— Start of Source material —

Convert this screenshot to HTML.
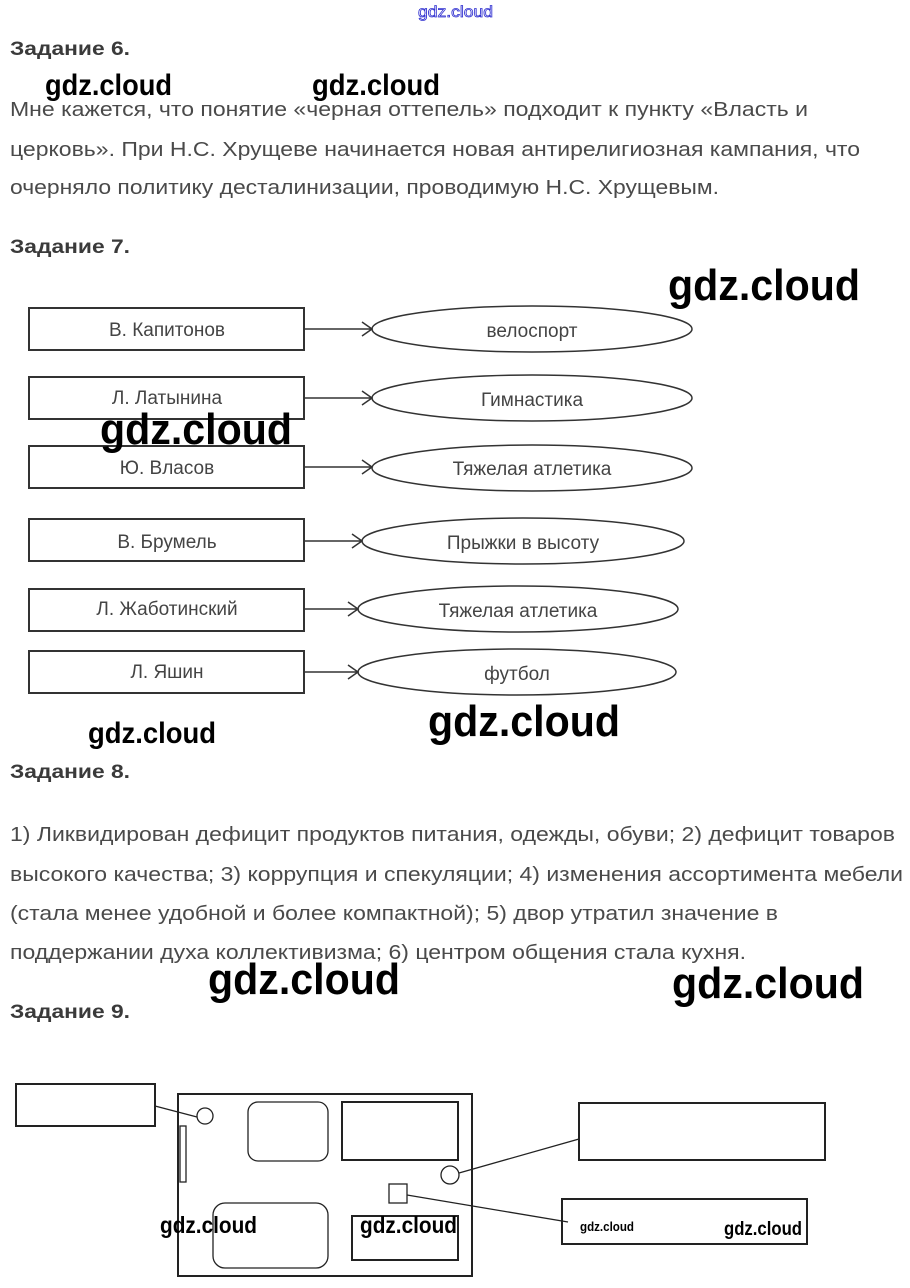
<!DOCTYPE html>
<html><head><meta charset="utf-8"><style>
html,body{margin:0;padding:0;background:#fff;}
svg{display:block}
.t{font-family:"Liberation Sans",sans-serif;font-size:20px;fill:#4a4a4a}
.h{font-family:"Liberation Sans",sans-serif;font-size:19px;font-weight:bold;fill:#3a3a3a}
.l{font-family:"Liberation Sans",sans-serif;font-size:19px;fill:#444}
.w{font-family:"Liberation Sans",sans-serif;fill:#000;font-weight:bold}
</style></head><body>
<svg width="910" height="1288" viewBox="0 0 910 1288" xmlns="http://www.w3.org/2000/svg">
<text x="418" y="17" font-family="Liberation Sans,sans-serif" font-size="16" fill="#fff" stroke="#3030d0" stroke-width="0.8" textLength="75" lengthAdjust="spacingAndGlyphs">gdz.cloud</text>

<text class="h" x="10" y="55" textLength="120" lengthAdjust="spacingAndGlyphs">Задание 6.</text>
<text class="w" x="45" y="95" font-size="30" textLength="127" lengthAdjust="spacingAndGlyphs">gdz.cloud</text>
<text class="w" x="312" y="95" font-size="30" textLength="128" lengthAdjust="spacingAndGlyphs">gdz.cloud</text>
<text class="t" x="10" y="116" textLength="798" lengthAdjust="spacingAndGlyphs">Мне кажется, что понятие «черная оттепель» подходит к пункту «Власть и</text>
<text class="t" x="10" y="156" textLength="850" lengthAdjust="spacingAndGlyphs">церковь». При Н.С. Хрущеве начинается новая антирелигиозная кампания, что</text>
<text class="t" x="10" y="194" textLength="709" lengthAdjust="spacingAndGlyphs">очерняло политику десталинизации, проводимую Н.С. Хрущевым.</text>
<text class="h" x="10" y="253" textLength="120" lengthAdjust="spacingAndGlyphs">Задание 7.</text>

<g fill="none" stroke="#333" stroke-width="2">
<rect x="29" y="308" width="275" height="42"/>
<rect x="29" y="377" width="275" height="42"/>
<rect x="29" y="446" width="275" height="42"/>
<rect x="29" y="519" width="275" height="42"/>
<rect x="29" y="589" width="275" height="42"/>
<rect x="29" y="651" width="275" height="42"/>
</g>
<g fill="none" stroke="#333" stroke-width="1.5">
<ellipse cx="532" cy="329" rx="160" ry="23"/>
<ellipse cx="532" cy="398" rx="160" ry="23"/>
<ellipse cx="532" cy="468" rx="160" ry="23"/>
<ellipse cx="523" cy="541" rx="161" ry="23"/>
<ellipse cx="518" cy="609" rx="160" ry="23"/>
<ellipse cx="517" cy="672" rx="159" ry="23"/>
<path d="M304 329H372M362 322L372 329L362 336"/>
<path d="M304 398H372M362 391L372 398L362 405"/>
<path d="M304 467H372M362 460L372 467L362 474"/>
<path d="M304 541H362M352 534L362 541L352 548"/>
<path d="M304 609H358M348 602L358 609L348 616"/>
<path d="M304 672H358M348 665L358 672L348 679"/>
</g>
<g text-anchor="middle">
<text class="l" x="167" y="336">В. Капитонов</text>
<text class="l" x="167" y="404">Л. Латынина</text>
<text class="l" x="167" y="474">Ю. Власов</text>
<text class="l" x="167" y="548">В. Брумель</text>
<text class="l" x="167" y="615">Л. Жаботинский</text>
<text class="l" x="167" y="678">Л. Яшин</text>
<text class="l" x="532" y="337">велоспорт</text>
<text class="l" x="532" y="406">Гимнастика</text>
<text class="l" x="532" y="475">Тяжелая атлетика</text>
<text class="l" x="523" y="549">Прыжки в высоту</text>
<text class="l" x="518" y="617">Тяжелая атлетика</text>
<text class="l" x="517" y="680">футбол</text>
</g>
<text class="w" x="668" y="300" font-size="44" textLength="192" lengthAdjust="spacingAndGlyphs">gdz.cloud</text>
<text class="w" x="100" y="444" font-size="44" textLength="192" lengthAdjust="spacingAndGlyphs">gdz.cloud</text>
<text class="w" x="88" y="743" font-size="30" textLength="128" lengthAdjust="spacingAndGlyphs">gdz.cloud</text>
<text class="w" x="428" y="736" font-size="44" textLength="192" lengthAdjust="spacingAndGlyphs">gdz.cloud</text>

<text class="h" x="10" y="778" textLength="120" lengthAdjust="spacingAndGlyphs">Задание 8.</text>
<text class="t" x="10" y="841" textLength="885" lengthAdjust="spacingAndGlyphs">1) Ликвидирован дефицит продуктов питания, одежды, обуви; 2) дефицит товаров</text>
<text class="t" x="10" y="881" textLength="893" lengthAdjust="spacingAndGlyphs">высокого качества; 3) коррупция и спекуляции; 4) изменения ассортимента мебели</text>
<text class="t" x="10" y="920" textLength="768" lengthAdjust="spacingAndGlyphs">(стала менее удобной и более компактной); 5) двор утратил значение в</text>
<text class="t" x="10" y="959" textLength="736" lengthAdjust="spacingAndGlyphs">поддержании духа коллективизма; 6) центром общения стала кухня.</text>
<text class="w" x="208" y="994" font-size="44" textLength="192" lengthAdjust="spacingAndGlyphs">gdz.cloud</text>
<text class="w" x="672" y="998" font-size="44" textLength="192" lengthAdjust="spacingAndGlyphs">gdz.cloud</text>
<text class="h" x="10" y="1018" textLength="120" lengthAdjust="spacingAndGlyphs">Задание 9.</text>

<g fill="none" stroke="#222" stroke-width="2">
<rect x="16" y="1084" width="139" height="42"/>
<rect x="178" y="1094" width="294" height="182"/>
<rect x="579" y="1103" width="246" height="57"/>
<rect x="562" y="1199" width="245" height="45"/>
<rect x="342" y="1102" width="116" height="58"/>
<rect x="352" y="1216" width="106" height="44"/>
</g>
<g fill="none" stroke="#222" stroke-width="1.3">
<circle cx="205" cy="1116" r="8"/>
<circle cx="450" cy="1175" r="9"/>
<rect x="180" y="1126" width="6" height="56"/>
<rect x="248" y="1102" width="80" height="59" rx="10"/>
<rect x="213" y="1203" width="115" height="65" rx="12"/>
<rect x="389" y="1184" width="18" height="19"/>
<path d="M155 1106L197 1117"/>
<path d="M459 1173L579 1139"/>
<path d="M407 1195L568 1222"/>
</g>
<text class="w" x="160" y="1233" font-size="23" textLength="97" lengthAdjust="spacingAndGlyphs">gdz.cloud</text>
<text class="w" x="360" y="1233" font-size="23" textLength="97" lengthAdjust="spacingAndGlyphs">gdz.cloud</text>
<text class="w" x="580" y="1231" font-size="13" font-weight="normal" textLength="54" lengthAdjust="spacingAndGlyphs">gdz.cloud</text>
<text class="w" x="724" y="1235" font-size="19" textLength="78" lengthAdjust="spacingAndGlyphs">gdz.cloud</text>
</svg>
</body></html>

— End of Source material —

• _What needs to be done_: Without the images, write out each line of the data verbatim.

• _Exercise result_:
Convert this screenshot to HTML.
<!DOCTYPE html>
<html><head><meta charset="utf-8"><style>
html,body{margin:0;padding:0;background:#fff;}
svg{display:block}
.t{font-family:"Liberation Sans",sans-serif;font-size:20px;fill:#4a4a4a}
.h{font-family:"Liberation Sans",sans-serif;font-size:19px;font-weight:bold;fill:#3a3a3a}
.l{font-family:"Liberation Sans",sans-serif;font-size:19px;fill:#444}
.w{font-family:"Liberation Sans",sans-serif;fill:#000;font-weight:bold}
</style></head><body>
<svg width="910" height="1288" viewBox="0 0 910 1288" xmlns="http://www.w3.org/2000/svg">
<text x="418" y="17" font-family="Liberation Sans,sans-serif" font-size="16" fill="#fff" stroke="#3030d0" stroke-width="0.8" textLength="75" lengthAdjust="spacingAndGlyphs">gdz.cloud</text>

<text class="h" x="10" y="55" textLength="120" lengthAdjust="spacingAndGlyphs">Задание 6.</text>
<text class="w" x="45" y="95" font-size="30" textLength="127" lengthAdjust="spacingAndGlyphs">gdz.cloud</text>
<text class="w" x="312" y="95" font-size="30" textLength="128" lengthAdjust="spacingAndGlyphs">gdz.cloud</text>
<text class="t" x="10" y="116" textLength="798" lengthAdjust="spacingAndGlyphs">Мне кажется, что понятие «черная оттепель» подходит к пункту «Власть и</text>
<text class="t" x="10" y="156" textLength="850" lengthAdjust="spacingAndGlyphs">церковь». При Н.С. Хрущеве начинается новая антирелигиозная кампания, что</text>
<text class="t" x="10" y="194" textLength="709" lengthAdjust="spacingAndGlyphs">очерняло политику десталинизации, проводимую Н.С. Хрущевым.</text>
<text class="h" x="10" y="253" textLength="120" lengthAdjust="spacingAndGlyphs">Задание 7.</text>

<g fill="none" stroke="#333" stroke-width="2">
<rect x="29" y="308" width="275" height="42"/>
<rect x="29" y="377" width="275" height="42"/>
<rect x="29" y="446" width="275" height="42"/>
<rect x="29" y="519" width="275" height="42"/>
<rect x="29" y="589" width="275" height="42"/>
<rect x="29" y="651" width="275" height="42"/>
</g>
<g fill="none" stroke="#333" stroke-width="1.5">
<ellipse cx="532" cy="329" rx="160" ry="23"/>
<ellipse cx="532" cy="398" rx="160" ry="23"/>
<ellipse cx="532" cy="468" rx="160" ry="23"/>
<ellipse cx="523" cy="541" rx="161" ry="23"/>
<ellipse cx="518" cy="609" rx="160" ry="23"/>
<ellipse cx="517" cy="672" rx="159" ry="23"/>
<path d="M304 329H372M362 322L372 329L362 336"/>
<path d="M304 398H372M362 391L372 398L362 405"/>
<path d="M304 467H372M362 460L372 467L362 474"/>
<path d="M304 541H362M352 534L362 541L352 548"/>
<path d="M304 609H358M348 602L358 609L348 616"/>
<path d="M304 672H358M348 665L358 672L348 679"/>
</g>
<g text-anchor="middle">
<text class="l" x="167" y="336">В. Капитонов</text>
<text class="l" x="167" y="404">Л. Латынина</text>
<text class="l" x="167" y="474">Ю. Власов</text>
<text class="l" x="167" y="548">В. Брумель</text>
<text class="l" x="167" y="615">Л. Жаботинский</text>
<text class="l" x="167" y="678">Л. Яшин</text>
<text class="l" x="532" y="337">велоспорт</text>
<text class="l" x="532" y="406">Гимнастика</text>
<text class="l" x="532" y="475">Тяжелая атлетика</text>
<text class="l" x="523" y="549">Прыжки в высоту</text>
<text class="l" x="518" y="617">Тяжелая атлетика</text>
<text class="l" x="517" y="680">футбол</text>
</g>
<text class="w" x="668" y="300" font-size="44" textLength="192" lengthAdjust="spacingAndGlyphs">gdz.cloud</text>
<text class="w" x="100" y="444" font-size="44" textLength="192" lengthAdjust="spacingAndGlyphs">gdz.cloud</text>
<text class="w" x="88" y="743" font-size="30" textLength="128" lengthAdjust="spacingAndGlyphs">gdz.cloud</text>
<text class="w" x="428" y="736" font-size="44" textLength="192" lengthAdjust="spacingAndGlyphs">gdz.cloud</text>

<text class="h" x="10" y="778" textLength="120" lengthAdjust="spacingAndGlyphs">Задание 8.</text>
<text class="t" x="10" y="841" textLength="885" lengthAdjust="spacingAndGlyphs">1) Ликвидирован дефицит продуктов питания, одежды, обуви; 2) дефицит товаров</text>
<text class="t" x="10" y="881" textLength="893" lengthAdjust="spacingAndGlyphs">высокого качества; 3) коррупция и спекуляции; 4) изменения ассортимента мебели</text>
<text class="t" x="10" y="920" textLength="768" lengthAdjust="spacingAndGlyphs">(стала менее удобной и более компактной); 5) двор утратил значение в</text>
<text class="t" x="10" y="959" textLength="736" lengthAdjust="spacingAndGlyphs">поддержании духа коллективизма; 6) центром общения стала кухня.</text>
<text class="w" x="208" y="994" font-size="44" textLength="192" lengthAdjust="spacingAndGlyphs">gdz.cloud</text>
<text class="w" x="672" y="998" font-size="44" textLength="192" lengthAdjust="spacingAndGlyphs">gdz.cloud</text>
<text class="h" x="10" y="1018" textLength="120" lengthAdjust="spacingAndGlyphs">Задание 9.</text>

<g fill="none" stroke="#222" stroke-width="2">
<rect x="16" y="1084" width="139" height="42"/>
<rect x="178" y="1094" width="294" height="182"/>
<rect x="579" y="1103" width="246" height="57"/>
<rect x="562" y="1199" width="245" height="45"/>
<rect x="342" y="1102" width="116" height="58"/>
<rect x="352" y="1216" width="106" height="44"/>
</g>
<g fill="none" stroke="#222" stroke-width="1.3">
<circle cx="205" cy="1116" r="8"/>
<circle cx="450" cy="1175" r="9"/>
<rect x="180" y="1126" width="6" height="56"/>
<rect x="248" y="1102" width="80" height="59" rx="10"/>
<rect x="213" y="1203" width="115" height="65" rx="12"/>
<rect x="389" y="1184" width="18" height="19"/>
<path d="M155 1106L197 1117"/>
<path d="M459 1173L579 1139"/>
<path d="M407 1195L568 1222"/>
</g>
<text class="w" x="160" y="1233" font-size="23" textLength="97" lengthAdjust="spacingAndGlyphs">gdz.cloud</text>
<text class="w" x="360" y="1233" font-size="23" textLength="97" lengthAdjust="spacingAndGlyphs">gdz.cloud</text>
<text class="w" x="580" y="1231" font-size="13" font-weight="normal" textLength="54" lengthAdjust="spacingAndGlyphs">gdz.cloud</text>
<text class="w" x="724" y="1235" font-size="19" textLength="78" lengthAdjust="spacingAndGlyphs">gdz.cloud</text>
</svg>
</body></html>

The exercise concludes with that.